• THE REQUEST: Work out how many lines of the data hold the string "this", and reply with that number alone.

═════ EXTRACTED ENTRIES

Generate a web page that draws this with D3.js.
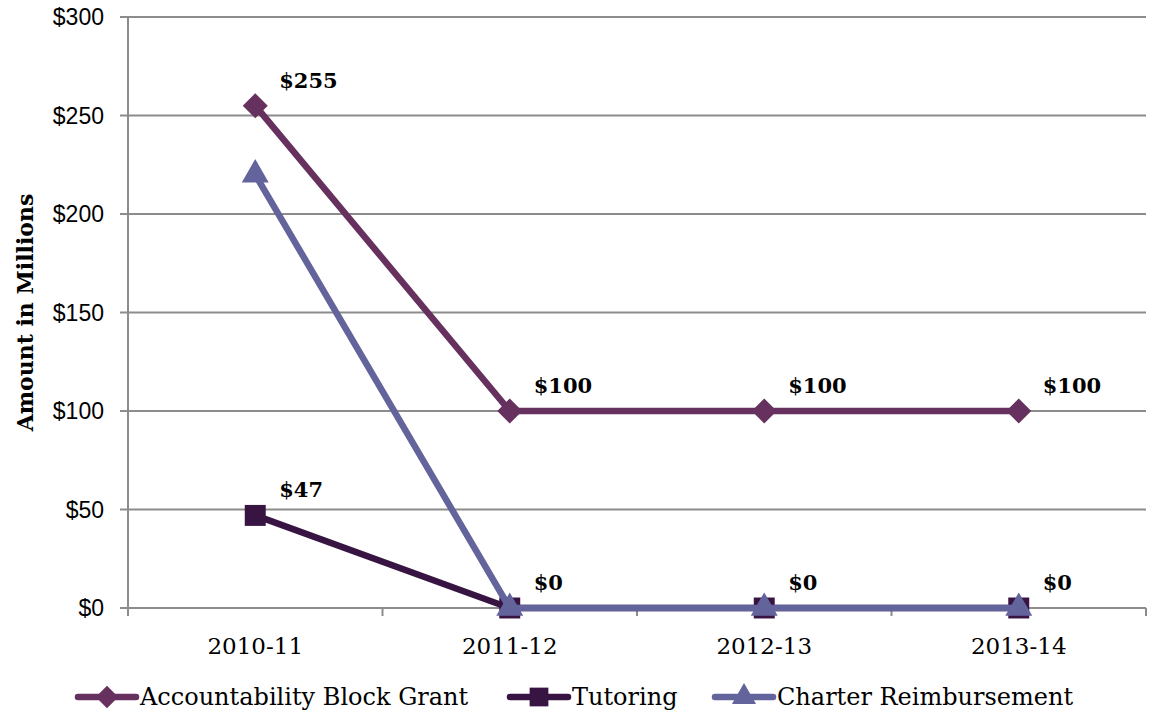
<!DOCTYPE html>
<html>
<head>
<meta charset="utf-8">
<script src="https://cdn.jsdelivr.net/npm/d3@7"></script>
<style>
  body { margin: 0; background: #fff; }
  .ytick text { font-family: "Liberation Sans", Arial, sans-serif; font-size: 23px; fill: #000; }
  .xtick text { font-family: "DejaVu Serif", serif; font-size: 23px; fill: #000; }
  .dlabel { font-family: "DejaVu Serif", serif; font-weight: bold; font-size: 21px; fill: #000; }
  .legend text { font-family: "DejaVu Serif", serif; font-size: 24px; fill: #000; }
</style>
</head>
<body>
<div id="chart"></div>
<script>
// chart values
var years = ["2010-11", "2011-12", "2012-13", "2013-14"];
var blockGrant = [255, 100, 100, 100];
var tutoring = [47, 0, 0, 0];
var charter = [220, 0, 0, 0];
var yTicks = [0, 50, 100, 150, 200, 250, 300];

// labels shown next to points
var blockGrantLabels = ["$255", "$100", "$100", "$100"];
var tutoringLabels = ["$47", "$0", "$0", "$0"];

var svgWidth = 1152;
var svgHeight = 712;
var margin = { top: 17, right: 6, bottom: 104, left: 128 };
var width = svgWidth - margin.left - margin.right;
var height = svgHeight - margin.top - margin.bottom;

var svg = d3.select("#chart").append("svg")
  .attr("width", svgWidth)
  .attr("height", svgHeight);

var chartGroup = svg.append("g")
  .attr("transform", `translate(${margin.left}, ${margin.top})`);

var x = d3.scaleBand().domain(years).range([0, width]);
var y = d3.scaleLinear().domain([0, 300]).range([height, 0]);
var cx = d => x(d) + x.bandwidth() / 2;

// gridlines
chartGroup.append("g")
  .selectAll("line")
  .data(yTicks)
  .enter().append("line")
  .attr("x1", -8)
  .attr("x2", width)
  .attr("y1", d => y(d))
  .attr("y2", d => y(d))
  .attr("stroke", "#8c8c8c")
  .attr("stroke-width", 2);

// y axis line
chartGroup.append("line")
  .attr("x1", 0).attr("x2", 0)
  .attr("y1", 0).attr("y2", height + 8)
  .attr("stroke", "#8c8c8c")
  .attr("stroke-width", 2);

// x tick marks at band edges
chartGroup.append("g")
  .selectAll("line")
  .data(years.concat(["end"]))
  .enter().append("line")
  .attr("x1", (d, i) => i * x.bandwidth())
  .attr("x2", (d, i) => i * x.bandwidth())
  .attr("y1", height)
  .attr("y2", height + 8)
  .attr("stroke", "#8c8c8c")
  .attr("stroke-width", 2);

// y tick labels
chartGroup.append("g").attr("class", "ytick")
  .selectAll("text")
  .data(yTicks)
  .enter().append("text")
  .attr("x", -24)
  .attr("y", d => y(d))
  .attr("dy", "0.35em")
  .attr("text-anchor", "end")
  .text(d => "$" + d);

// x tick labels
chartGroup.append("g").attr("class", "xtick")
  .selectAll("text")
  .data(years)
  .enter().append("text")
  .attr("x", d => cx(d))
  .attr("y", height + 46)
  .attr("text-anchor", "middle")
  .text(d => d);

// y axis title
svg.append("text")
  .attr("transform", `translate(33, ${margin.top + height / 2}) rotate(-90)`)
  .attr("text-anchor", "middle")
  .attr("font-family", "DejaVu Serif, serif")
  .attr("font-weight", "bold")
  .attr("font-size", 22)
  .text("Amount in Millions");

var series = [
  { name: "Accountability Block Grant", values: blockGrant, color: "#66305f", shape: d3.symbolDiamond2, size: 400 },
  { name: "Tutoring", values: tutoring, color: "#381443", shape: d3.symbolSquare2, size: 560 },
  { name: "Charter Reimbursement", values: charter, color: "#63649c", shape: d3.symbolTriangle2, size: 520 }
];

var line = d3.line()
  .x(d => cx(d.year))
  .y(d => y(d.value));

series.forEach(function(s) {
  var pts = years.map((yr, i) => ({ year: yr, value: s.values[i] }));
  chartGroup.append("path")
    .datum(pts)
    .attr("d", line)
    .attr("fill", "none")
    .attr("stroke", s.color)
    .attr("stroke-width", 6.5)
    .attr("stroke-linejoin", "round");
  chartGroup.selectAll(null)
    .data(pts)
    .enter().append("path")
    .attr("d", d3.symbol().type(s.shape).size(s.size))
    .attr("transform", d => `translate(${cx(d.year)}, ${y(d.value)})`)
    .attr("fill", s.color);
});

// data labels
function addLabels(values, labels) {
  chartGroup.selectAll(null)
    .data(years)
    .enter().append("text")
    .attr("class", "dlabel")
    .attr("x", d => cx(d) + 24)
    .attr("y", (d, i) => y(values[i]) - 18)
    .text((d, i) => labels[i]);
}
addLabels(blockGrant, blockGrantLabels);
addLabels(tutoring, tutoringLabels);

// legend
var legendX = [78, 510, 715];
var legend = svg.append("g").attr("class", "legend");
series.forEach(function(s, i) {
  var g = legend.append("g").attr("transform", `translate(${legendX[i]}, 697)`);
  g.append("line")
    .attr("x1", 0).attr("x2", 58)
    .attr("stroke", s.color)
    .attr("stroke-width", 6.5)
    .attr("stroke-linecap", "round");
  g.append("path")
    .attr("d", d3.symbol().type(s.shape).size(s.size * 0.8))
    .attr("transform", "translate(29, 0)")
    .attr("fill", s.color);
  g.append("text")
    .attr("x", 62)
    .attr("dy", "0.35em")
    .text(s.name);
});
</script>
</body>
</html>
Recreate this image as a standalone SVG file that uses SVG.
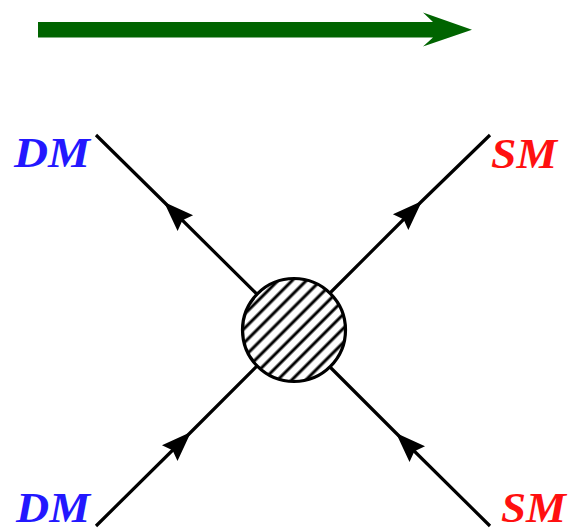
<svg xmlns="http://www.w3.org/2000/svg" width="570" height="531" viewBox="0 0 570 531">
<style>
.prop{fill:none;stroke:#000;stroke-width:3.2;marker-mid:url(#arr)}
.lbl{font-family:"Liberation Serif","Times New Roman",serif;font-weight:bold;font-style:italic;font-size:42px}
.dm{fill:#2318ff}
.sm{fill:#ff1010}
</style>
<defs>
<marker id="arr" markerUnits="userSpaceOnUse" orient="auto" refX="0" refY="0" markerWidth="40" markerHeight="40" style="overflow:visible">
<path d="M0,0 L-30,-11 L-26,0 L-30,11 Z" fill="#000"/>
</marker>
<pattern id="hatch" patternUnits="userSpaceOnUse" width="10" height="10" patternTransform="rotate(-45)">
<rect width="10" height="10" fill="#fff"/>
<line x1="0" y1="5" x2="10" y2="5" stroke="#000" stroke-width="3"/>
</pattern>
</defs>
<g id="direction-arrow">
<path d="M38,22 L433,22 L423,12.5 L472,29.7 L423,46.5 L433,37.5 L38,37.5 Z" fill="#006400"/>
</g>
<g id="connectors">
<path class="prop" d="M293,330 L164,202 L96,135"/>
<path class="prop" d="M293,330 L422,201 L490,135"/>
<path class="prop" d="M96,526 L191,432 L293,330"/>
<path class="prop" d="M490,526 L396,433 L293,330"/>
</g>
<g id="vertex">
<circle cx="294" cy="330" r="51.5" fill="url(#hatch)" stroke="#000" stroke-width="3.2"/>
</g>
<g id="dm-top"><text class="lbl dm" x="14" y="167" textLength="76" lengthAdjust="spacingAndGlyphs">DM</text></g>
<g id="dm-bottom"><text class="lbl dm" x="16" y="522" textLength="74" lengthAdjust="spacingAndGlyphs">DM</text></g>
<g id="sm-top"><text class="lbl sm" x="491" y="168" textLength="66" lengthAdjust="spacingAndGlyphs">SM</text></g>
<g id="sm-bottom"><text class="lbl sm" x="501" y="522" textLength="65" lengthAdjust="spacingAndGlyphs">SM</text></g>
</svg>
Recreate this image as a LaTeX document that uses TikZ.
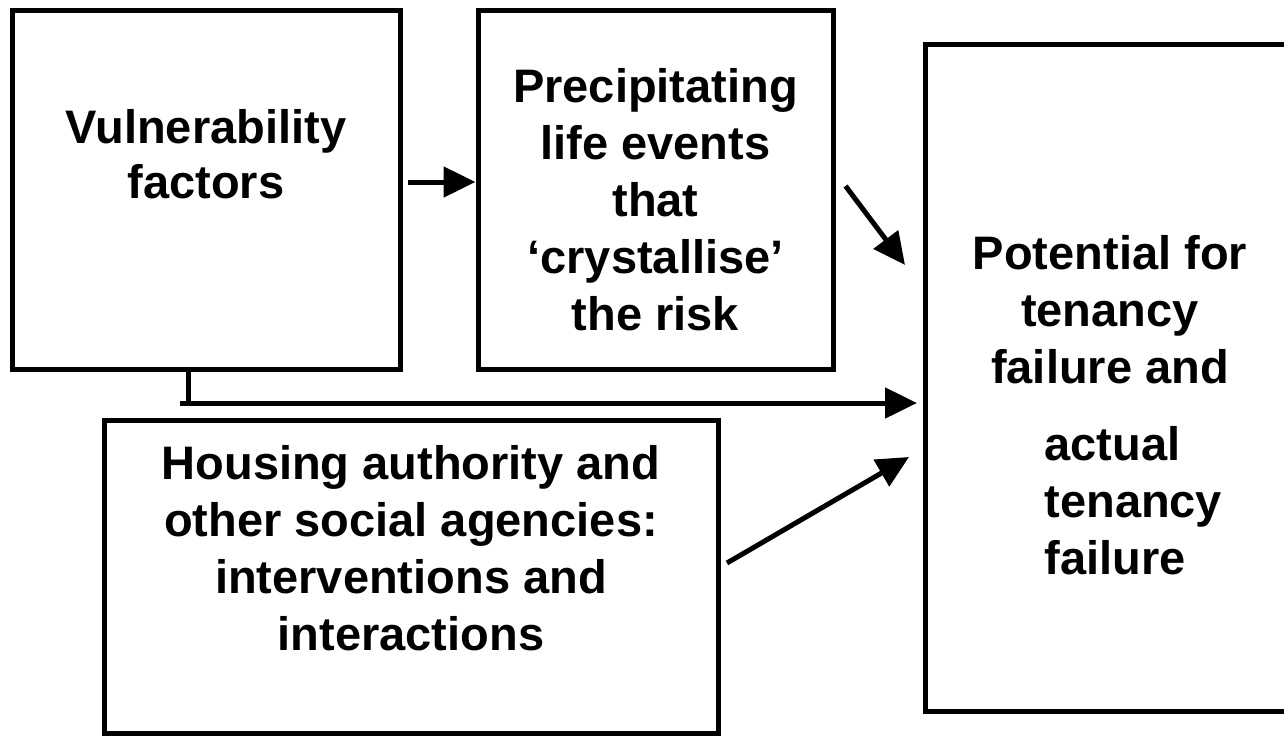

══════════

• FINISHED ANSWER: 3